OPINION

Accounting vs real solutions

Finance Minister Yannis Stournaras recently said that he sees Greece being able to tap international markets soon and assured that it will not need a new restructuring of its debt or new austerity measures.

He has been emphatically refuted since.

Just two days ago, the head of the Eurogroup, Jeroen Dijsselbloem, and the president of the European Central Bank, Mario Draghi, said that Greece will need a new bailout package as well as a new memorandum of fiscal reform.

So who are the people of Greece to believe?

Obviously German Finance Minister Wolfgang Schaeuble, who was the first to say that Greece will face a fiscal shortfall once the current program ends and who went on to promise additional funding.

Therefore, for Greece, which is shut out of the markets, to continue receiving funding, it must continue to cut costs and reduce its expense account until it achieves a primary surplus.

And let’s say this does happen. What then? Will it mark an end to the crisis? Will investors come flocking in, bringing growth and a reduction in unemployment?

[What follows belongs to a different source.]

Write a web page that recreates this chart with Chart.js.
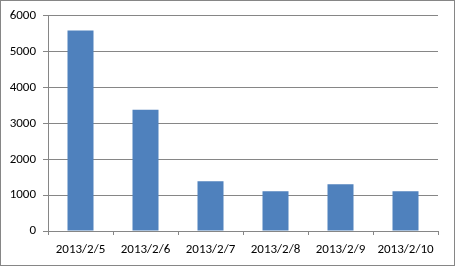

For its part, the Federation of Greek Enterprises (SEV) has said that a primary surplus, on the books at least, is mostly symbolic in significance. SEV says that it cannot alone attract foreign investment and is also irrelevant to local investors. It will not boost consumption, nor will it create jobs. A primary surplus alone, SEV says, cannot bring growth.

“By waging an accounting war over the deficit, we have left the target of growth to fall by the wayside,” SEV said.

SEV poses the big question, which the political and the banking system – both in tatters – are reluctant to answer: What is Greece’s position in the global division of labor?

“Deindustrialization is neither a reality nor an inescapable fact of life, as it is systematically presented. It is a matter of choice, a matter of policy. Have we really accepted the idea of a Greece without a modern industrial base?” says SEV.

I can’t but agree with the organization on this particular point. In fact I think that its insistence for growth in the real economy and for measures boosting demand is akin to the analyses of the Labor Institute of GSEE, the country’s biggest public sector umbrella union.

The fact is that the vicious cycle of recession and fleeing investment poses a real threat to Greece’s very existence.